Philanthrocapitalism allows crucial decisions for society to be made by private initiatives, whose main objective is not to guarantee the well-being of the population, but rather to maximize its profits. In addition, these private companies are accountable only to their own boards of directors, unlike governmental entities that have a social responsibility. This could lead to a number of conflicts of interest, such as the close links between the BMGF and Big Pharma, or the fact that the last two chairmen of the Global Health Program and other senior BMGF executives have already worked – many in high-level positions – at pharmaceutical companies such as Novartis and GSK[vi].

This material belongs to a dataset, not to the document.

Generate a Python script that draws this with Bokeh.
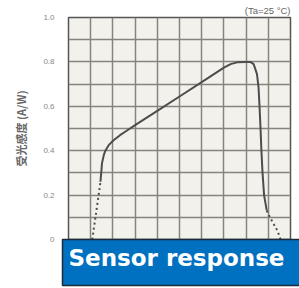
from bokeh.plotting import figure
from bokeh.models import Title, FixedTicker
from bokeh.embed import file_html
from bokeh.resources import INLINE

# ---- data ----
wl_dot_left = [307, 325, 344]
resp_dot_left = [0.0, 0.125, 0.26]

wl_solid = [344, 351, 359, 366, 381, 403, 432, 462, 500, 600, 700, 800, 900,
            930, 960, 1000, 1019, 1034, 1049, 1056, 1060, 1065, 1069, 1074, 1081, 1093]
resp_solid = [0.26, 0.344, 0.38, 0.40, 0.425, 0.447, 0.47, 0.49, 0.515, 0.579, 0.644,
              0.709, 0.774, 0.79, 0.798, 0.80, 0.80, 0.79, 0.745, 0.685, 0.61, 0.50,
              0.40, 0.30, 0.20, 0.13]

wl_dot_right = [1093, 1107, 1141, 1155]
resp_dot_right = [0.13, 0.10, 0.04, 0.0]

y_ticks = [0, 0.2, 0.4, 0.6, 0.8, 1.0]
y_tick_labels = ["0", "0.2", "0.4", "0.6", "0.8", "1.0"]
x_grid = [200, 300, 400, 500, 600, 700, 800, 900, 1000, 1100, 1200]
y_grid = [0, 0.1, 0.2, 0.3, 0.4, 0.5, 0.6, 0.7, 0.8, 0.9, 1.0]

y_label = "受光感度 (A/W)"
note = "(Ta=25 °C)"
banner = "Sensor response"

p = figure(width=299, height=288, x_range=(200, 1200), y_range=(0, 1.0),
           output_backend="svg", toolbar_location=None,
           min_border_left=68, min_border_right=9, min_border_top=17,
           min_border_bottom=49)

p.background_fill_color = "#F2F1EB"
p.border_fill_color = "white"
p.outline_line_color = "#555555"
p.outline_line_width = 1.5

p.xaxis.visible = False
p.xgrid.ticker = FixedTicker(ticks=x_grid)
p.ygrid.ticker = FixedTicker(ticks=y_grid)
for g in (p.xgrid, p.ygrid):
    g.grid_line_color = "#85857e"
    g.grid_line_width = 1.5

ax = p.yaxis[0]
ax.ticker = FixedTicker(ticks=y_ticks)
ax.major_label_overrides = dict(zip(y_ticks, y_tick_labels))
ax.axis_line_color = None
ax.major_tick_line_color = None
ax.minor_tick_line_color = None
ax.major_label_standoff = 8
ax.major_label_text_font = "Liberation Sans"
ax.major_label_text_font_size = "8px"
ax.major_label_text_color = "#888888"
ax.axis_label = y_label
ax.axis_label_text_font = "Noto Sans CJK JP"
ax.axis_label_text_font_size = "11px"
ax.axis_label_text_font_style = "bold"
ax.axis_label_text_color = "#666666"
ax.axis_label_standoff = 11

p.line(wl_dot_left, resp_dot_left, line_color="#4d4d4d", line_width=2, line_dash="2 3")
p.line(wl_solid, resp_solid, line_color="#4d4d4d", line_width=2)
p.line(wl_dot_right, resp_dot_right, line_color="#4d4d4d", line_width=2, line_dash="2 3")

p.add_layout(Title(text=note, align="right", vertical_align="bottom",
                   text_font="Liberation Sans", text_font_size="9.5px",
                   text_font_style="normal", text_color="#666666",
                   standoff=4, offset=0), "above")

p.add_layout(Title(text=banner, align="left", vertical_align="top",
                   text_font="DejaVu Sans", text_font_style="bold",
                   text_font_size="23px", text_color="white",
                   background_fill_color="#0070C0",
                   border_line_color="#1b2b3b", border_line_width=1.5,
                   padding=dict(left=6, right=30, top=5, bottom=15),
                   standoff=0, offset=-6), "below")

open("out.html", "w").write(file_html(p, INLINE))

Philanthrocapitalists tend to focus their view on technological and cost-effective (sometimes simpler) solutions to structural and complex problems. An example of this is Bill Gates’ speech at the World Health Assembly (WHA) in 2005: “Some point to better health in the developed world and say that we can only improve health when we eliminate poverty. And eliminating poverty is an important goal. But the world did not have to eliminate poverty to eliminate smallpox – and we do not need to eliminate poverty before reducing malaria. We need to produce and deliver a vaccine – and the vaccine will save lives, improve health and reduce poverty”[vii].
The importance of vaccines as instruments of public health cannot be denied, but this disease-centered view ultimately ignores the social determinants of health. There is great evidence that mortality and morbidity rates tend to decrease with improved living conditions, such as access to education, food, clean water, housing, primary health care, basic sanitation, employment, among others, in addition to environmental conditions.
Within WHO, one of the strategies to deal with this issue is the Framework of Engagement with Non-State Actors (FENSA). Approved at the 69th edition of the WHA (2016), FENSA establishes the rationale, principles, benefits and risks inherent to collaboration with these actors, and encompasses all modes of relationship at all WHO levels. The document is a milestone for the countries, as it emphasizes the importance of adequate and transparent regulation with these bodies.
This can be a good instrument for States to reinforce their central role in setting the global agenda, and prevent these philanthropic elites from guiding public policies on the basis of capital accumulation, while ignoring social justice. In addition, a collective advocacy effort is required to obtain social responsibility from these actors. As Birn argues, “it may well still be a rich man’s world, but we need not settle for a rich man’s agenda for global health”[viii].